[Given problem]: Omit every picture, and retype the lines that run from the beginning of the data below through the line containing "from matplotlib import font_manager", inclusive.

Some records:
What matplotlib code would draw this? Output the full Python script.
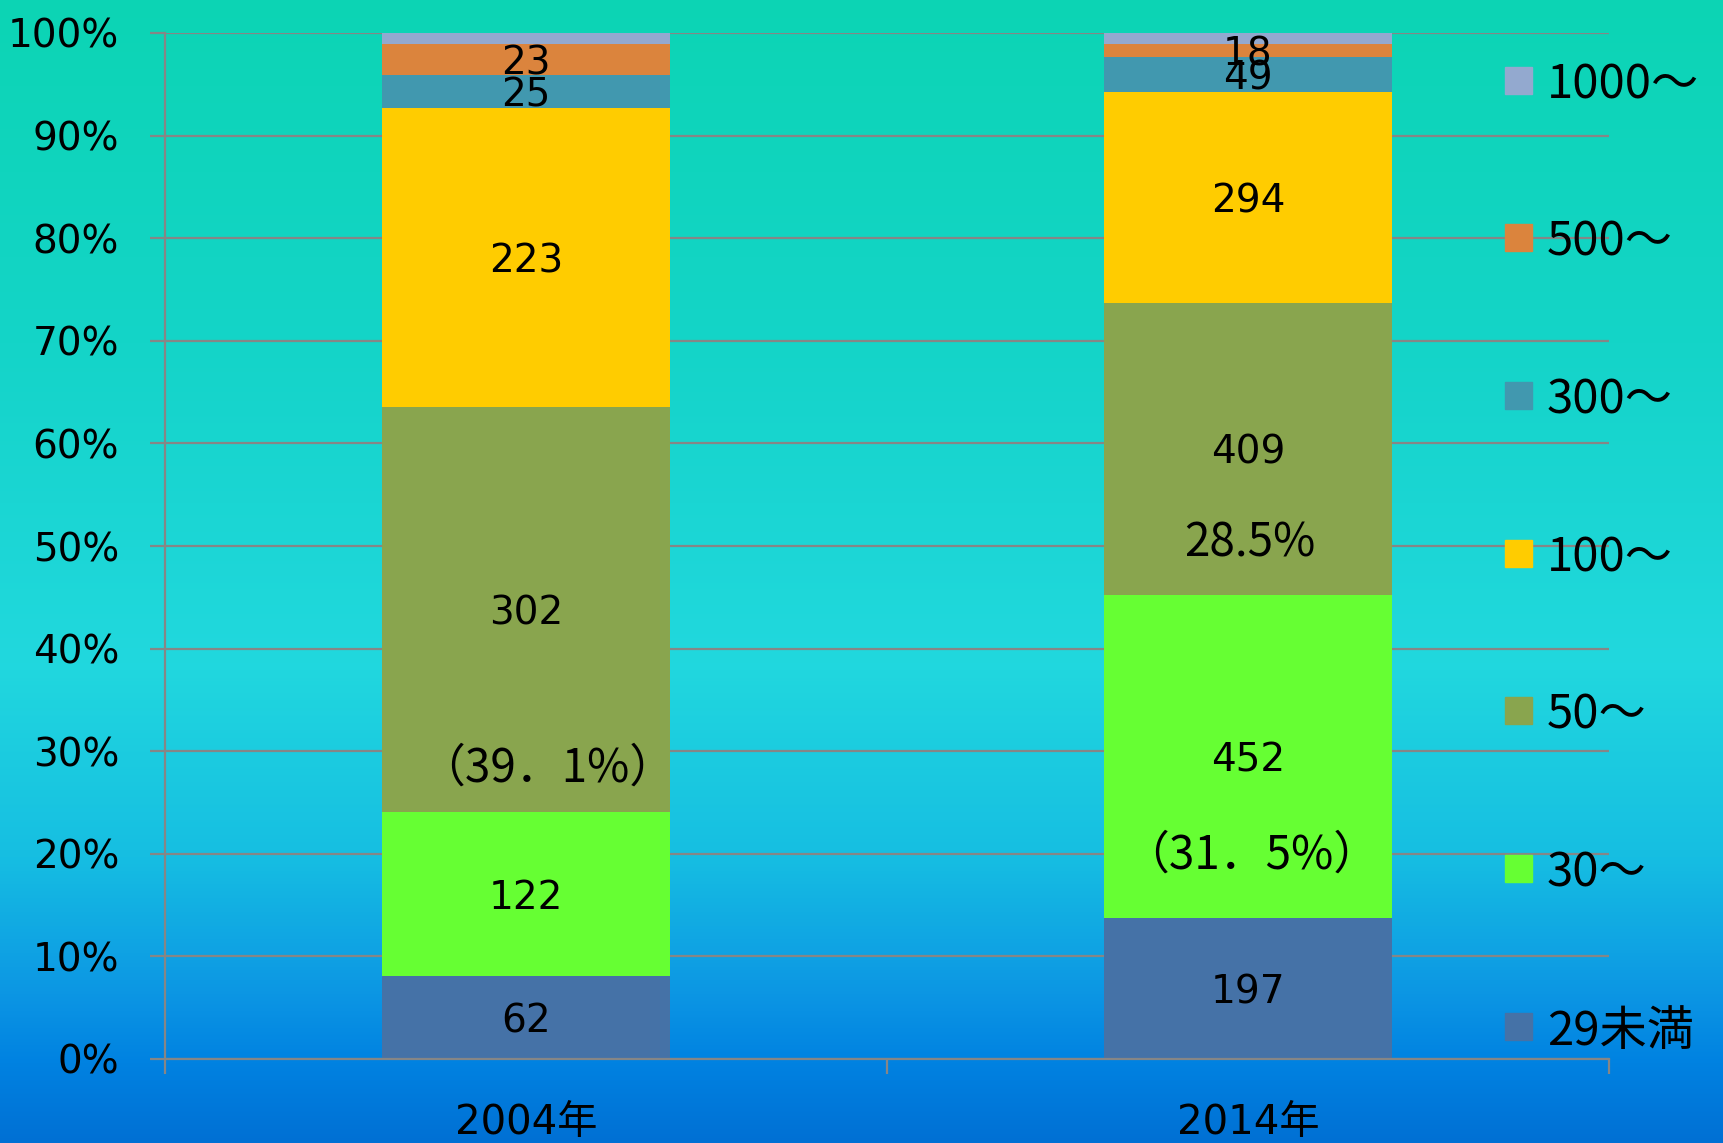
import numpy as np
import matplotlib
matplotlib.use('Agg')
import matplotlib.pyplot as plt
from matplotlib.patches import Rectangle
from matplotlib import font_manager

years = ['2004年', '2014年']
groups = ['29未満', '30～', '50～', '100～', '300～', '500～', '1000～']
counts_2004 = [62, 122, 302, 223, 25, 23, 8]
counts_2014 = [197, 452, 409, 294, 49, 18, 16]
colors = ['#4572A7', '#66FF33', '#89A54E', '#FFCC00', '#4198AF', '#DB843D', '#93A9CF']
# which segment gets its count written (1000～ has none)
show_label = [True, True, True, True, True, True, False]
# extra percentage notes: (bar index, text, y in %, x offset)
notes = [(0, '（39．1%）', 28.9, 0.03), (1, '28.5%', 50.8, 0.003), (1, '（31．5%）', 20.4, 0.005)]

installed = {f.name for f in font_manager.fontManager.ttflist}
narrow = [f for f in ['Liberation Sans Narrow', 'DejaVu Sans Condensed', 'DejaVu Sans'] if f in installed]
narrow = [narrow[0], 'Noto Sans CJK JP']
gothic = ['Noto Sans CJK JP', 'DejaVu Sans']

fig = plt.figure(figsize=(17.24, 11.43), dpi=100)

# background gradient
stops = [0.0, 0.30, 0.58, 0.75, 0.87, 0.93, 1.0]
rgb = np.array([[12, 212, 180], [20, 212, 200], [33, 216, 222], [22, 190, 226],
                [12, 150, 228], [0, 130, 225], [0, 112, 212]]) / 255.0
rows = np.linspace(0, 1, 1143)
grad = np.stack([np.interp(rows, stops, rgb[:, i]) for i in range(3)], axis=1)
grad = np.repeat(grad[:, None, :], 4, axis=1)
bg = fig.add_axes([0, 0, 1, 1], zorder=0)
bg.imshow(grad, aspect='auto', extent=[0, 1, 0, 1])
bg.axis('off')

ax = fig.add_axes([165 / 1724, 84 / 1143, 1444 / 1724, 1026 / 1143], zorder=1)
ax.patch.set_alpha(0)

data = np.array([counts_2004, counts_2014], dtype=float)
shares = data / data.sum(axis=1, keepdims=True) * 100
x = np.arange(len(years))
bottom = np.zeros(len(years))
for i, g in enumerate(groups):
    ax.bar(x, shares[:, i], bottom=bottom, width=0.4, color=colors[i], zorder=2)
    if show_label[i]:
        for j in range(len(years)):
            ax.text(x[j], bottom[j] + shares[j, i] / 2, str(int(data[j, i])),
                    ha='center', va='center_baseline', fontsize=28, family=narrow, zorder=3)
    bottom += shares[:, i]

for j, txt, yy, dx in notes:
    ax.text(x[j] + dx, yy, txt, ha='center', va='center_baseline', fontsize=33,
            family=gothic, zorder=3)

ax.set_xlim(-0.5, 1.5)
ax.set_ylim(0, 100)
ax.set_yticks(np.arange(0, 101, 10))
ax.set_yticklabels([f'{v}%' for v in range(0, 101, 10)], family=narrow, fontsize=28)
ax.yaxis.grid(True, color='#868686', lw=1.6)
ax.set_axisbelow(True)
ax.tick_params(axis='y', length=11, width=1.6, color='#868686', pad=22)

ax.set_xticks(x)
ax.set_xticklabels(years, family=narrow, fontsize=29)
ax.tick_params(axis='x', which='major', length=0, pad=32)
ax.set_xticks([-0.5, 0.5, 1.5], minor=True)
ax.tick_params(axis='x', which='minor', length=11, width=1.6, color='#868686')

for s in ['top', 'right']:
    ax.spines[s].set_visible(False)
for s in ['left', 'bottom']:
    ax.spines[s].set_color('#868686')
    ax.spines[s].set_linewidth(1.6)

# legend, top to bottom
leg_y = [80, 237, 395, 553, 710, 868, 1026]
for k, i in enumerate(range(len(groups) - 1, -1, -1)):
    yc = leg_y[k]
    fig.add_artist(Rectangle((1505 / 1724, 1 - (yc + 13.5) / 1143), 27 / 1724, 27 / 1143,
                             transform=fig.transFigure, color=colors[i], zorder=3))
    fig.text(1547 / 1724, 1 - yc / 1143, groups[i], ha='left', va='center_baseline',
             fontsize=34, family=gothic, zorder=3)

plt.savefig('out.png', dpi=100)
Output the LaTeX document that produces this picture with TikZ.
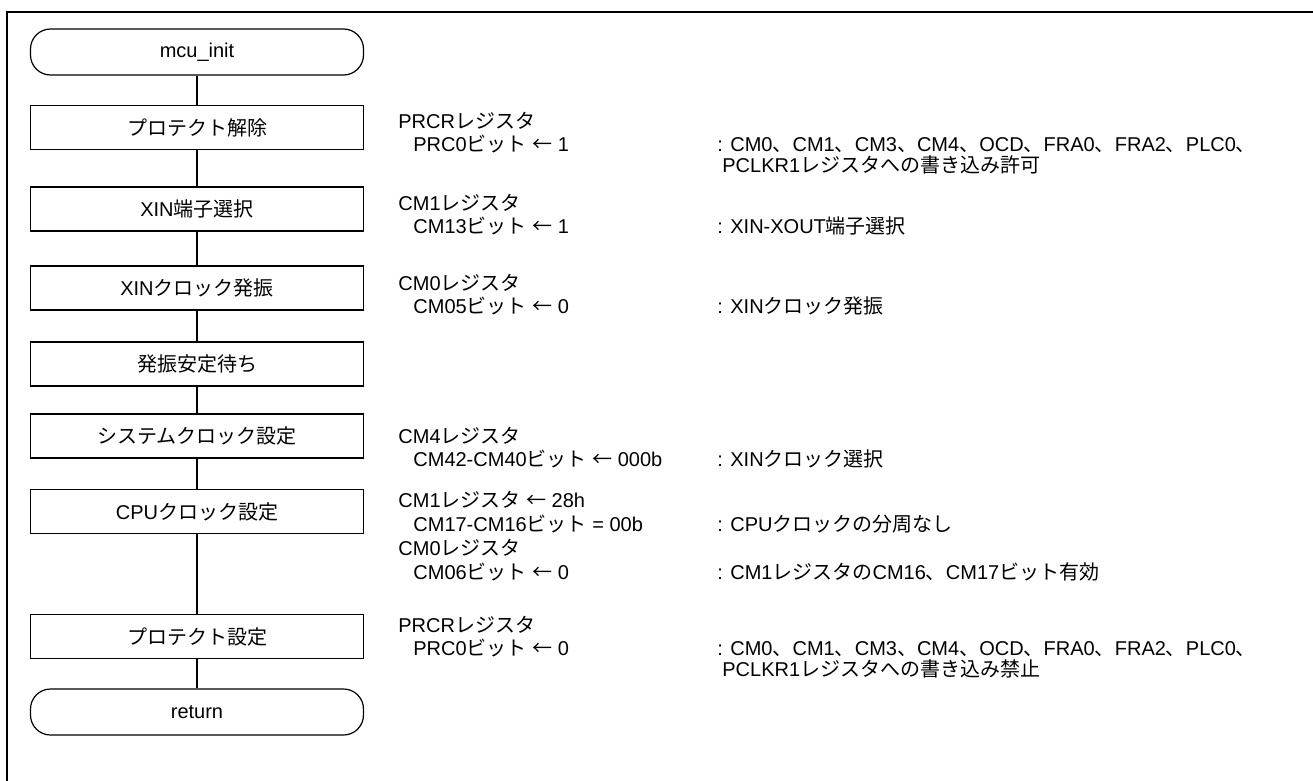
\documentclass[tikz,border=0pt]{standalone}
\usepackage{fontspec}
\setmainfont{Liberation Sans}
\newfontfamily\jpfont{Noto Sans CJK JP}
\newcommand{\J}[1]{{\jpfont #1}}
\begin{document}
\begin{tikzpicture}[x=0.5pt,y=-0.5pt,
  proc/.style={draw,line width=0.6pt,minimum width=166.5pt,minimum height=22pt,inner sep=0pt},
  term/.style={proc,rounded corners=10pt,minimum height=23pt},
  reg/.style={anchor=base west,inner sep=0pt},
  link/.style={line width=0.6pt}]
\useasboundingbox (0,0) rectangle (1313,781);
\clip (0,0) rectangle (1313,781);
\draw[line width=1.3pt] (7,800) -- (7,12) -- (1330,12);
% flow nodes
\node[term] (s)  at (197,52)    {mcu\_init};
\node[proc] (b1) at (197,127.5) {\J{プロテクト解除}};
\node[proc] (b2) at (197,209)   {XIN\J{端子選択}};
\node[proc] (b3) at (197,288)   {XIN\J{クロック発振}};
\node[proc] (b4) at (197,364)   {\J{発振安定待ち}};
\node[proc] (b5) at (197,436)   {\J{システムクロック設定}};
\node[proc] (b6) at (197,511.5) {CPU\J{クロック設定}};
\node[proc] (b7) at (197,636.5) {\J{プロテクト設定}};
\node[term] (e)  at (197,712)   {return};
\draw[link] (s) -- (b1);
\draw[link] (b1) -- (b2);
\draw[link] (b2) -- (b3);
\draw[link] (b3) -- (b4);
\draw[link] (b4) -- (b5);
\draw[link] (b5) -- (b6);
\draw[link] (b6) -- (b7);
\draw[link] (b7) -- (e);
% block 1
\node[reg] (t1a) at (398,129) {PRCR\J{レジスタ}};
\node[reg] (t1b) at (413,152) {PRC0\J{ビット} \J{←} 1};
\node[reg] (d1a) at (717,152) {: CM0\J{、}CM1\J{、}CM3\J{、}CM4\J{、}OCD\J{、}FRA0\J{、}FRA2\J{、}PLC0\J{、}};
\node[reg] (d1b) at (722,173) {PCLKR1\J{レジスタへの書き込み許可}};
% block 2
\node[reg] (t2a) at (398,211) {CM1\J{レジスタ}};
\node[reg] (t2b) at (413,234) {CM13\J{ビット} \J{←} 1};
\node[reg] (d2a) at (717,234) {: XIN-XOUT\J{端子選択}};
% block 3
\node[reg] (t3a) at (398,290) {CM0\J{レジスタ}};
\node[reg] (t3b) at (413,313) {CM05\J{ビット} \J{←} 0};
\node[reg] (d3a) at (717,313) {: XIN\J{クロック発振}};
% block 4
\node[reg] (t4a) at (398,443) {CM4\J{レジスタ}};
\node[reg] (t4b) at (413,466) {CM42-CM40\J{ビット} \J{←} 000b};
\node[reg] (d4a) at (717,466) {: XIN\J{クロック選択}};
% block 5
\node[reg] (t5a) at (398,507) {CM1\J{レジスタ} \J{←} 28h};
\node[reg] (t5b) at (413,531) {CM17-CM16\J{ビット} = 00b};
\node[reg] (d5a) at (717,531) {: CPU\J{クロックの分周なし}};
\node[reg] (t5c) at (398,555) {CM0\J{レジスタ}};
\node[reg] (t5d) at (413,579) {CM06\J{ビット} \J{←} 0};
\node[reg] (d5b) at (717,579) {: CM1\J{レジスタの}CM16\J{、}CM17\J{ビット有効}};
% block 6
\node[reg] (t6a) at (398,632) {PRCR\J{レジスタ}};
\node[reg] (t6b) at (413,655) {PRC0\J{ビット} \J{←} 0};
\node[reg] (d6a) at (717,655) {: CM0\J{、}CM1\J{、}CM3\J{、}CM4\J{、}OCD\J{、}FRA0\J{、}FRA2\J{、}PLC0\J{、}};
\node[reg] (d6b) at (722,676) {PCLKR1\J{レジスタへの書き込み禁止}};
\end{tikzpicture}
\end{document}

[Finished task]:
What matplotlib code would draw this? Output the full Python script.
import numpy as np
import matplotlib
matplotlib.use('Agg')
import matplotlib.pyplot as plt
from matplotlib.patches import Rectangle
from matplotlib import font_manager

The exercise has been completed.